**Provided material:**
------------
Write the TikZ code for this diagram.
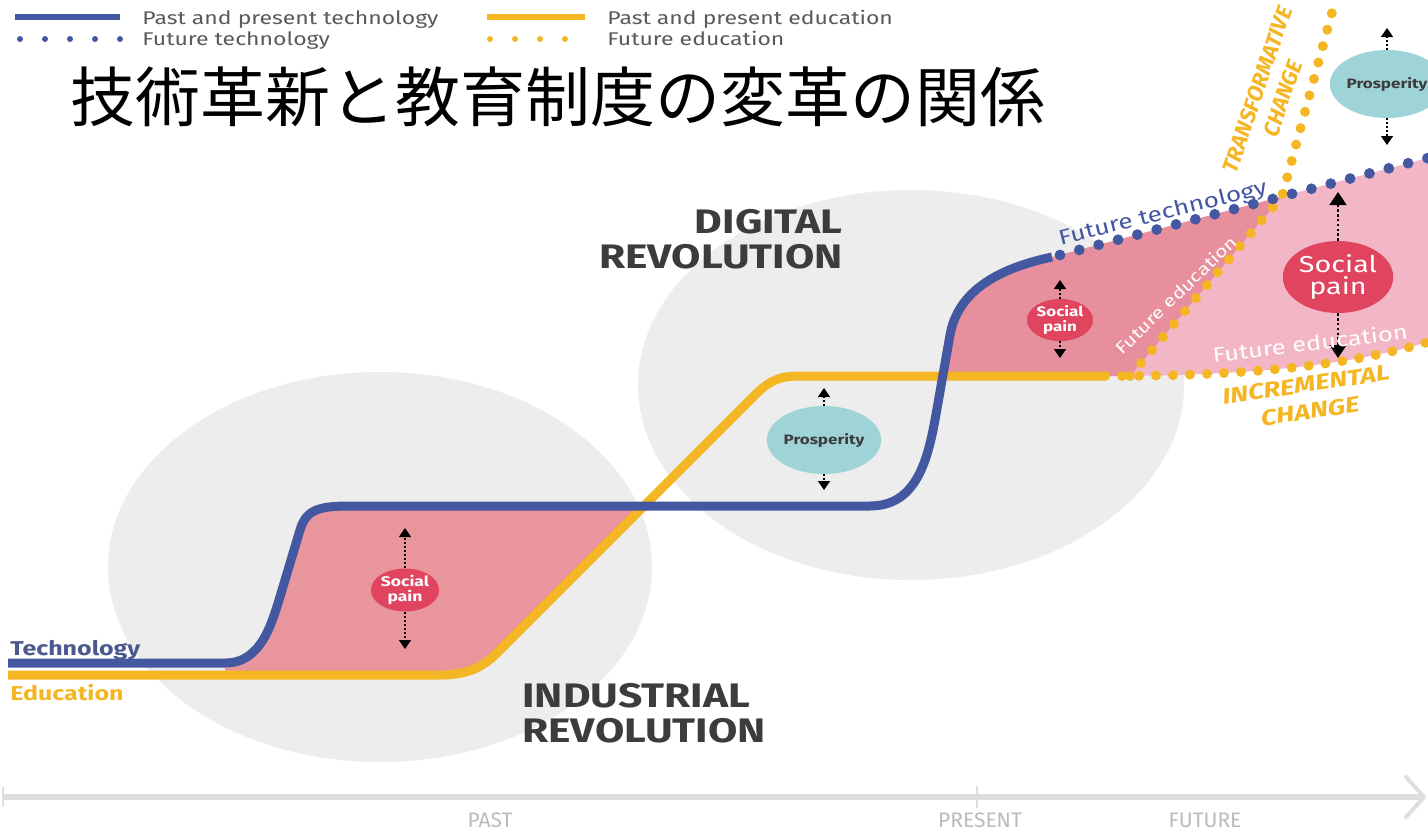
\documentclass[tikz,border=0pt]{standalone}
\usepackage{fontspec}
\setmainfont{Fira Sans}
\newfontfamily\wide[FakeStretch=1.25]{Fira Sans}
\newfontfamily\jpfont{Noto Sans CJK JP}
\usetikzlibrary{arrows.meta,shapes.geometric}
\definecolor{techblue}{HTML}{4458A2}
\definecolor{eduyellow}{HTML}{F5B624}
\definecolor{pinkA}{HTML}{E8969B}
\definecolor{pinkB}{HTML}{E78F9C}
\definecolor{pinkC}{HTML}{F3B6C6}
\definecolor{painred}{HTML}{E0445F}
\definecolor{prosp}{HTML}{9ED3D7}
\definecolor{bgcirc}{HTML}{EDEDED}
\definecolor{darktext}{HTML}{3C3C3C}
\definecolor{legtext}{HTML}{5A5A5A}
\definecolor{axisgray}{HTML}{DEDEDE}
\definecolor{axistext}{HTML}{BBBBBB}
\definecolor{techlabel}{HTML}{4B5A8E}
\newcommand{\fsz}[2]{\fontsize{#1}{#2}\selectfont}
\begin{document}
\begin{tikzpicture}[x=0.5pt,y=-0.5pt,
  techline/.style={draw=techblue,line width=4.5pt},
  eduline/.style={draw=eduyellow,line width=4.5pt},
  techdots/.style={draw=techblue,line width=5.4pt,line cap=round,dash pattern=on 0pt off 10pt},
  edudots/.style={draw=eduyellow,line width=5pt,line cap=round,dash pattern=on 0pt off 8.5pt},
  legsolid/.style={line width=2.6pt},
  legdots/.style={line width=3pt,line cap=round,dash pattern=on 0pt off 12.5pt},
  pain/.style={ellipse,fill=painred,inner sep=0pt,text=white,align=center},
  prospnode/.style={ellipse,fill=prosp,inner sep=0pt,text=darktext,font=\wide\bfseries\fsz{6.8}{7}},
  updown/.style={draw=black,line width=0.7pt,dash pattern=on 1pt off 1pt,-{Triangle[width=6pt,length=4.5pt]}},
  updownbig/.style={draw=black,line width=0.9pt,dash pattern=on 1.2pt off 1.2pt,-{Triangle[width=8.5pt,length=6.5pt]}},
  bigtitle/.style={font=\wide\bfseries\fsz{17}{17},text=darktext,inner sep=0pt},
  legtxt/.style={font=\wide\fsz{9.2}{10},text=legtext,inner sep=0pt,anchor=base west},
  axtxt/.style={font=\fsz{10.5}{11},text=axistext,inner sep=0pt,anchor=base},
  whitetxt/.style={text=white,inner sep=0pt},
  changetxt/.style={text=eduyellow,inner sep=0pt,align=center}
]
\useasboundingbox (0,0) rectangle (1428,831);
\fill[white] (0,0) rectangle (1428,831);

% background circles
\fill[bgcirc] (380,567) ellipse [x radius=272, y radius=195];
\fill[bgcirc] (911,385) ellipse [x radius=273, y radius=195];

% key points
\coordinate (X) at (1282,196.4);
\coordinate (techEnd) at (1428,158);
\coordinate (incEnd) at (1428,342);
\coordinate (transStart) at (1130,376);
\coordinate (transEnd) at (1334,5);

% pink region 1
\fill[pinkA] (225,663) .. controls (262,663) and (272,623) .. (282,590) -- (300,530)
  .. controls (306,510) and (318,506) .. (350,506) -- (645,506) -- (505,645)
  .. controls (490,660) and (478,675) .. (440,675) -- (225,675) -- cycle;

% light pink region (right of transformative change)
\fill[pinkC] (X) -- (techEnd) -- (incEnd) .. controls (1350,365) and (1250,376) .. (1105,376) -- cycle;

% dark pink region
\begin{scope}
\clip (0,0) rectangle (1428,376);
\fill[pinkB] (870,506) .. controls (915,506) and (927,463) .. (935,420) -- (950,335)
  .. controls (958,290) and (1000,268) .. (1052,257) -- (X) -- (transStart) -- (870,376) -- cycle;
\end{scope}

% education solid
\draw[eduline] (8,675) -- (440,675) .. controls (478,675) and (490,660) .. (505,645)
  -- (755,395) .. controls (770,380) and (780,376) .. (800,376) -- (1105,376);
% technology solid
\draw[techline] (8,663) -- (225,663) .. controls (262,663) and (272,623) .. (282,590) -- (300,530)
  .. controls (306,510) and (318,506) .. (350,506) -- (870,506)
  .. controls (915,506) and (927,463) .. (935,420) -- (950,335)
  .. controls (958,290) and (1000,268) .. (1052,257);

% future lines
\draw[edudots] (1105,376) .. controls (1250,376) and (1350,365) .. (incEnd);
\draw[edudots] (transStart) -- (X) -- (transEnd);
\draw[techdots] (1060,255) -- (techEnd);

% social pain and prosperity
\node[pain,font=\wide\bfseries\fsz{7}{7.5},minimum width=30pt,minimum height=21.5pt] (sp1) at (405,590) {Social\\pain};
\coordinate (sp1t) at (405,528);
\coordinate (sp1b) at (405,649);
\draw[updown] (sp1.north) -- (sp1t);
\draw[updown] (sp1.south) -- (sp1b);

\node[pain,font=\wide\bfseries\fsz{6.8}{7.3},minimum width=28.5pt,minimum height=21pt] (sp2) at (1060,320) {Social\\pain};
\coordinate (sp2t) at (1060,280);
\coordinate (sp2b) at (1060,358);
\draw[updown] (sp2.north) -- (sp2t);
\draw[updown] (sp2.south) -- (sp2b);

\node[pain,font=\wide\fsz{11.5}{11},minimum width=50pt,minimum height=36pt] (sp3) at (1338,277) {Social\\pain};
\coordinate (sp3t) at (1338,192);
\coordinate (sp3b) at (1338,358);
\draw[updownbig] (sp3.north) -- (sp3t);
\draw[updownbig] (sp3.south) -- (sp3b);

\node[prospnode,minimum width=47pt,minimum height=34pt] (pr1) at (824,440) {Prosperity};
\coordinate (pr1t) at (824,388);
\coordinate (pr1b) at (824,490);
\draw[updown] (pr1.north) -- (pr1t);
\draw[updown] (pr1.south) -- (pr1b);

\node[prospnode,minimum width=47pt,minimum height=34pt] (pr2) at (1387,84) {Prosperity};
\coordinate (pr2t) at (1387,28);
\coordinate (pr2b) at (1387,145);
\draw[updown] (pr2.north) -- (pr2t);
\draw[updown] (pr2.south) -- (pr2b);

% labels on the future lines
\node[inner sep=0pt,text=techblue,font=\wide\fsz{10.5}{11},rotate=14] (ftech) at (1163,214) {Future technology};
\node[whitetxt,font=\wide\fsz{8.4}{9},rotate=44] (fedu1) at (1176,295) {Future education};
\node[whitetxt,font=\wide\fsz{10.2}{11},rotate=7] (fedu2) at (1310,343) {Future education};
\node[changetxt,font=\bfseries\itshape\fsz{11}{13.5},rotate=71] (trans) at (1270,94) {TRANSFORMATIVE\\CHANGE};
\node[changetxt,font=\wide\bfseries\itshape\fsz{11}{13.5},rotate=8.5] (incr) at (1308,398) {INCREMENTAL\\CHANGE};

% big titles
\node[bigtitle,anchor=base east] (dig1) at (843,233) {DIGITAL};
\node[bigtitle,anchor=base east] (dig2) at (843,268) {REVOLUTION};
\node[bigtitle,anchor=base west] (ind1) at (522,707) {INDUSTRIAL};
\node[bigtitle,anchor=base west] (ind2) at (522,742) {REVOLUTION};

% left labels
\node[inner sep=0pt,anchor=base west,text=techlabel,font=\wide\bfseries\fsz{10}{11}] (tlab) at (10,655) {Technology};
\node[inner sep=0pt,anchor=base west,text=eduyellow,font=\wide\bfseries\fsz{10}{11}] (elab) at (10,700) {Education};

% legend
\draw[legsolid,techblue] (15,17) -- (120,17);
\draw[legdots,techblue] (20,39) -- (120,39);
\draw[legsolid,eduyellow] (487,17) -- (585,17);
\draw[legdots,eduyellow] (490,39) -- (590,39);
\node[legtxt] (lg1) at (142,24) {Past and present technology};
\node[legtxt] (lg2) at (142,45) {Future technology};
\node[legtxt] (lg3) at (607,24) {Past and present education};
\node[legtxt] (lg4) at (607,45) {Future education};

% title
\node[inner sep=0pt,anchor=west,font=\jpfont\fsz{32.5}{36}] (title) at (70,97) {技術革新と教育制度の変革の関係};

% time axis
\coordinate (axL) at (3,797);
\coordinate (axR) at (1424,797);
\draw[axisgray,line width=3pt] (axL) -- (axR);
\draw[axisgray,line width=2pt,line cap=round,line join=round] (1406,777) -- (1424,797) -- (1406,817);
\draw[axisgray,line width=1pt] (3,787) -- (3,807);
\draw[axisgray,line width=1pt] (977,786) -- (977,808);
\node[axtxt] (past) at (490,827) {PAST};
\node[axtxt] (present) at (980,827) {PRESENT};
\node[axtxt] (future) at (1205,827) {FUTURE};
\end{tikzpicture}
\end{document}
------------
**The problem:** Return only the lines from the start of the data through the line that contains "radius=273, y radius=195];", please, copying them exactly and omitting all pictures.

**Solution to this problem:**
Write the TikZ code for this diagram.
\documentclass[tikz,border=0pt]{standalone}
\usepackage{fontspec}
\setmainfont{Fira Sans}
\newfontfamily\wide[FakeStretch=1.25]{Fira Sans}
\newfontfamily\jpfont{Noto Sans CJK JP}
\usetikzlibrary{arrows.meta,shapes.geometric}
\definecolor{techblue}{HTML}{4458A2}
\definecolor{eduyellow}{HTML}{F5B624}
\definecolor{pinkA}{HTML}{E8969B}
\definecolor{pinkB}{HTML}{E78F9C}
\definecolor{pinkC}{HTML}{F3B6C6}
\definecolor{painred}{HTML}{E0445F}
\definecolor{prosp}{HTML}{9ED3D7}
\definecolor{bgcirc}{HTML}{EDEDED}
\definecolor{darktext}{HTML}{3C3C3C}
\definecolor{legtext}{HTML}{5A5A5A}
\definecolor{axisgray}{HTML}{DEDEDE}
\definecolor{axistext}{HTML}{BBBBBB}
\definecolor{techlabel}{HTML}{4B5A8E}
\newcommand{\fsz}[2]{\fontsize{#1}{#2}\selectfont}
\begin{document}
\begin{tikzpicture}[x=0.5pt,y=-0.5pt,
  techline/.style={draw=techblue,line width=4.5pt},
  eduline/.style={draw=eduyellow,line width=4.5pt},
  techdots/.style={draw=techblue,line width=5.4pt,line cap=round,dash pattern=on 0pt off 10pt},
  edudots/.style={draw=eduyellow,line width=5pt,line cap=round,dash pattern=on 0pt off 8.5pt},
  legsolid/.style={line width=2.6pt},
  legdots/.style={line width=3pt,line cap=round,dash pattern=on 0pt off 12.5pt},
  pain/.style={ellipse,fill=painred,inner sep=0pt,text=white,align=center},
  prospnode/.style={ellipse,fill=prosp,inner sep=0pt,text=darktext,font=\wide\bfseries\fsz{6.8}{7}},
  updown/.style={draw=black,line width=0.7pt,dash pattern=on 1pt off 1pt,-{Triangle[width=6pt,length=4.5pt]}},
  updownbig/.style={draw=black,line width=0.9pt,dash pattern=on 1.2pt off 1.2pt,-{Triangle[width=8.5pt,length=6.5pt]}},
  bigtitle/.style={font=\wide\bfseries\fsz{17}{17},text=darktext,inner sep=0pt},
  legtxt/.style={font=\wide\fsz{9.2}{10},text=legtext,inner sep=0pt,anchor=base west},
  axtxt/.style={font=\fsz{10.5}{11},text=axistext,inner sep=0pt,anchor=base},
  whitetxt/.style={text=white,inner sep=0pt},
  changetxt/.style={text=eduyellow,inner sep=0pt,align=center}
]
\useasboundingbox (0,0) rectangle (1428,831);
\fill[white] (0,0) rectangle (1428,831);

% background circles
\fill[bgcirc] (380,567) ellipse [x radius=272, y radius=195];
\fill[bgcirc] (911,385) ellipse [x radius=273, y radius=195];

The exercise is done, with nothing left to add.